No problem I thought…
I pulled up ten thousand Ox Cart pictures in under a minute. I even pulled up directions on how to MAKE an Ox cart.
None of this was good enough. It seems the Costa Ricans have a SPECIAL ox cart, and Icould not find it.
So that is what I could not find, a picture of a Costa Rican ox cart.
I did find that sight in my search but the one we saw wasn’t like those at all. It was more tasteful than that, if a sweat shirt that exclaims that the wearer is a spoiled brat can be considered tasteful. It was just plaid letters sewn on to the shirt. I guess I was expecting to find some sort of spoiled brat underworld or something. I was really hoping to find an explanation of why someone would want such a thing.
I think I’ll take a different tack on this question. What can you NOT find on the Internet? Reality. Let me explain with an anecdote.

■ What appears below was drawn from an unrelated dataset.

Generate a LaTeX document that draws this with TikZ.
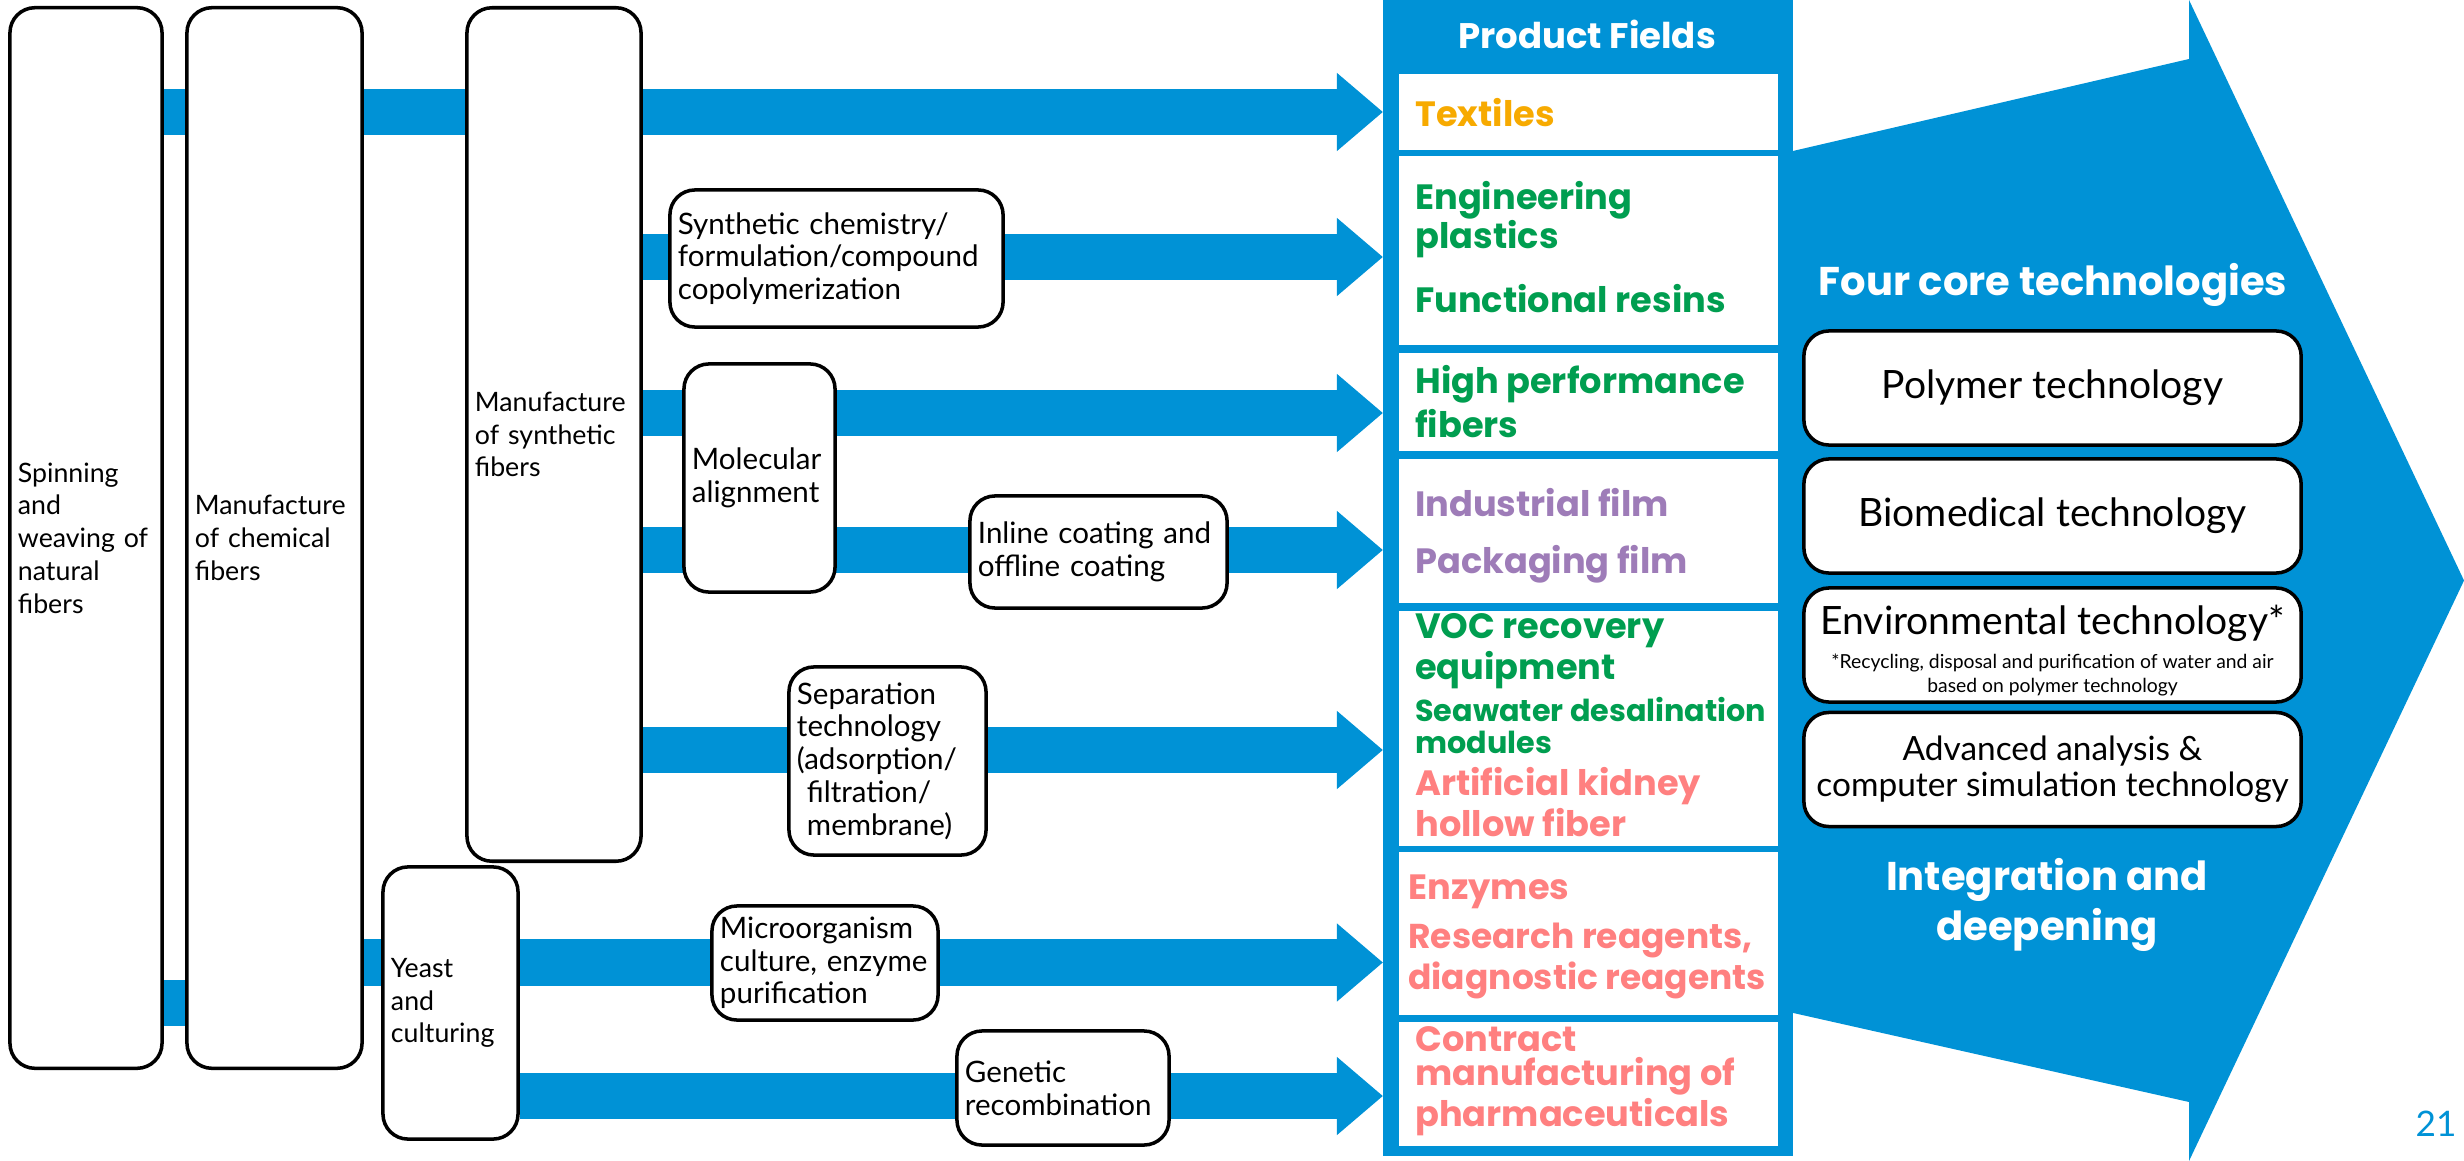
\documentclass[tikz,border=0pt]{standalone}
\usepackage{fontspec}
\setmainfont{Lato}
\newfontfamily\fieldfont{Poppins}
\usetikzlibrary{arrows.meta}
\usetikzlibrary{backgrounds}

\definecolor{tblue}{RGB}{0,146,214}
\definecolor{ftorange}{RGB}{247,170,0}
\definecolor{ftgreen}{RGB}{0,158,80}
\definecolor{ftpurple}{RGB}{158,124,184}
\definecolor{ftpink}{RGB}{255,128,128}

\newcommand{\bodysize}{\fontsize{8.4}{9.3}\selectfont}
\newcommand{\fieldfs}[2]{\fieldfont\bfseries\fontsize{#1}{#2}\selectfont}

\tikzset{
  stage/.style={draw, line width=1pt, rounded corners=2.5mm, fill=white,
    align=left, inner xsep=0.8mm, inner ysep=0pt, font=\bodysize},
  tallstage/.style={stage, font=\fontsize{7.6}{9.3}\selectfont},
  fieldbox/.style={fill=white, minimum width=3.79cm, inner sep=0pt},
  fieldtxt/.style={anchor=west, align=left, inner sep=0pt, font=\fieldfs{10}{9.3}},
  corebox/.style={draw, line width=1pt, rounded corners=2.5mm, fill=white,
    minimum width=4.97cm, minimum height=1.14cm, align=center,
    font=\fontsize{11.1}{12}\selectfont},
  band/.style={draw=tblue, line width=4.6mm, -{Triangle[length=4.6mm, width=7.5mm]}},
  bandpart/.style={draw=tblue, line width=4.6mm},
  whitehead/.style={text=white, align=center, font=\fieldfs{11.4}{14.2}},
}

\begin{document}
\begin{tikzpicture}[x=0.01cm, y=-0.01cm]
  \useasboundingbox (0,0) rectangle (2464,1161);

  % big arrow behind the product fields
  \fill[tblue] (1780,154) -- (2189,59) -- (2189,0) -- (2464,580.5)
    -- (2189,1161) -- (2189,1102) -- (1780,1010) -- cycle;

  % product fields column
  \node[fill=tblue, minimum width=4.10cm, minimum height=11.56cm, inner sep=0pt] (fields) at (1588,578) {};
  \node[whitehead, font=\fieldfs{10.1}{12}] (fhead) at (1587,34) {Product Fields};

  \node[fieldbox, minimum height=0.76cm] (p1) at (1588.5,112) {};
  \node[fieldbox, minimum height=1.89cm] (p2) at (1588.5,250.5) {};
  \node[fieldbox, minimum height=0.98cm] (p3) at (1588.5,402) {};
  \node[fieldbox, minimum height=1.44cm] (p4) at (1588.5,531) {};
  \node[fieldbox, minimum height=2.35cm] (p5) at (1588.5,728.5) {};
  \node[fieldbox, minimum height=1.63cm] (p6) at (1588.5,933.5) {};
  \node[fieldbox, minimum height=1.24cm] (p7) at (1588.5,1084) {};

  \node[fieldtxt, text=ftorange] (textiles) at (1414.6,113) {Textiles};
  \node[fieldtxt, text=ftgreen, font=\fieldfs{10}{11.1}] (plastics) at (1414.6,219.5) {Engineering\\plastics};
  \node[fieldtxt, text=ftgreen] (resins) at (1414.6,298.5) {Functional resins};
  \node[fieldtxt, text=ftgreen, font=\fieldfs{10}{12.5}] (hpfiber) at (1414.6,402) {High performance\\fibers};
  \node[fieldtxt, text=ftpurple] (indfilm) at (1414.6,503) {Industrial film};
  \node[fieldtxt, text=ftpurple] (packfilm) at (1414.6,564) {Packaging film};
  \node[fieldtxt, text=ftgreen, font=\fieldfs{10}{9.1}] (voc) at (1414.6,651) {VOC recovery\\equipment};
  \node[fieldtxt, text=ftgreen, font=\fieldfs{8.6}{9.1}] (seawater) at (1414.6,726) {Seawater desalination\\modules};
  \node[fieldtxt, text=ftpink, font=\fieldfs{10}{9.4}] (kidney) at (1414.6,802.5) {Artificial kidney\\hollow fiber};
  \node[fieldtxt, text=ftpink] (enzymes) at (1407.7,892) {Enzymes};
  \node[fieldtxt, text=ftpink, font=\fieldfs{9.8}{10}] (reagents) at (1407.7,961) {Research reagents,\\diagnostic reagents};
  \node[fieldtxt, text=ftpink, font=\fieldfs{10}{9.6}] (pharma) at (1414.6,1081) {Contract\\manufacturing of\\pharmaceuticals};

  % four core technologies
  \node[whitehead] (four) at (2053,285) {Four core technologies};
  \node[corebox] (polymer) at (2052.5,388) {Polymer technology};
  \node[corebox] (biomed) at (2052.5,516) {Biomedical technology};
  \node[corebox] (environ) at (2052.5,645) {};
  \node[font=\fontsize{11.1}{12}\selectfont] (envtxt) at (2052.5,623) {Environmental technology*};
  \node[align=center, font=\fontsize{5.5}{6.8}\selectfont] (envnote) at (2052.5,675)
    {*Recycling, disposal and purification of water and air\\based on polymer technology};
  \node[corebox, font=\fontsize{9.5}{10.3}\selectfont] (analysis) at (2052.5,769.5)
    {Advanced analysis \&\\computer simulation technology};
  \node[whitehead, font=\fieldfs{11.4}{14.2}] (integ) at (2047,905) {Integration and\\deepening};
  \node[text=tblue, font=\fontsize{10}{12}\selectfont] (pagenum) at (2436,1124) {21};

  % process stages
  \node[tallstage, text width=1.36cm, minimum height=10.6cm] (natural) at (86,538) {Spinning\\and\\weaving of\\natural\\fibers};
  \node[tallstage, text width=1.59cm, minimum height=10.6cm] (chemical) at (274.5,538) {Manufacture\\of chemical\\fibers};
  \node[tallstage, text width=1.58cm, minimum height=8.53cm] (synthetic) at (554,434.5) {Manufacture\\of synthetic\\fibers};
  \node[tallstage, text width=1.19cm, minimum height=2.72cm] (yeast) at (450.5,1003) {Yeast\\and\\culturing};
  \node[stage, text width=3.17cm, minimum height=1.37cm] (synchem) at (836.5,258.5) {Synthetic chemistry/\\formulation/compound\\copolymerization};
  \node[stage, text width=1.35cm, minimum height=2.28cm] (molecular) at (759.5,478) {Molecular\\alignment};
  \node[stage, text width=2.41cm, minimum height=1.12cm] (coating) at (1098.5,552) {Inline coating and\\offline coating};
  \node[stage, text width=1.81cm, minimum height=1.88cm] (separation) at (887.5,761) {Separation\\technology\\(adsorption/\\\hspace*{1mm}filtration/\\\hspace*{1mm}membrane)};
  \node[stage, text width=2.10cm, minimum height=1.14cm] (microbe) at (825,963) {Microorganism\\culture, enzyme\\purification};
  \node[stage, text width=1.96cm, minimum height=1.14cm] (genetic) at (1063,1088) {Genetic\\recombination};

  % band ends at the product fields
  \coordinate (t1) at (1383,112);
  \coordinate (t2) at (1383,257);
  \coordinate (t3) at (1383,413);
  \coordinate (t4) at (1383,550);
  \coordinate (t5) at (1383,750);
  \coordinate (t6) at (1383,962.5);
  \coordinate (t7) at (1383,1096);
  \coordinate (ab) at (0,1003);

  \begin{pgfonlayer}{background}
    \draw[band] (natural.east |- t1) -- (t1);
    \draw[band] (synthetic.east |- t2) -- (t2);
    \draw[band] (synthetic.east |- t3) -- (t3);
    \draw[band] (synthetic.east |- t4) -- (t4);
    \draw[band] (synthetic.east |- t5) -- (t5);
    \draw[bandpart] (natural.east |- ab) -- (chemical.west |- ab);
    \draw[bandpart] (chemical.east |- t6) -- (yeast.west |- t6);
    \draw[band] (yeast.east |- t6) -- (t6);
    \draw[band] (yeast.east |- t7) -- (t7);
  \end{pgfonlayer}
\end{tikzpicture}
\end{document}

One day my yard guy was out mowing my lawn when it started to rain. He came inside, and I told him to take a break, and I’d show him something cool. I had just discovered satellite weather pictures on the net (this was a LONG time ago) and I said I’d check the weather for him, in just a few seconds we’d know whether more rain was coming or not. But there were some technical glitches, and I struggled for about 15 minutes to download the picture. As I was still pounding on the keyboard, my yard guy went over to the window and said, “hey look, it stopped raining!”
A lot of medical stuff I’ve looked for on the web is in proprietary journals.
More to the point, there was a derivative skateboarder T-shirt showing Betty kissing Veronica in a provocative sort of way. I’d be interested to know where they are commercially available.
Granted many of the things I try to search down are either obscure, or I just haven’t enough info to enter into a search engine. Usually I’ll then post it here, hoping my inadequate memory will at least spark someone out there. In most cases it has. Thanks again, bibliphage for answering many of them.
However, I now feel rather certain that I may go to my grave never knowing what that Russian line Chekov uttered in Star Trek III was, what old TV western purportedly captured a UFO flying by in the background, or what the real story was behind the squad of Marines who cared for a Japanese baby through the battle for Okinawa.
And at the moment, I’m trying to coax a recent photograph of British actress Eve Matheson out of Google.
All in all, ain’t the Net, and especially SDMB, grand?!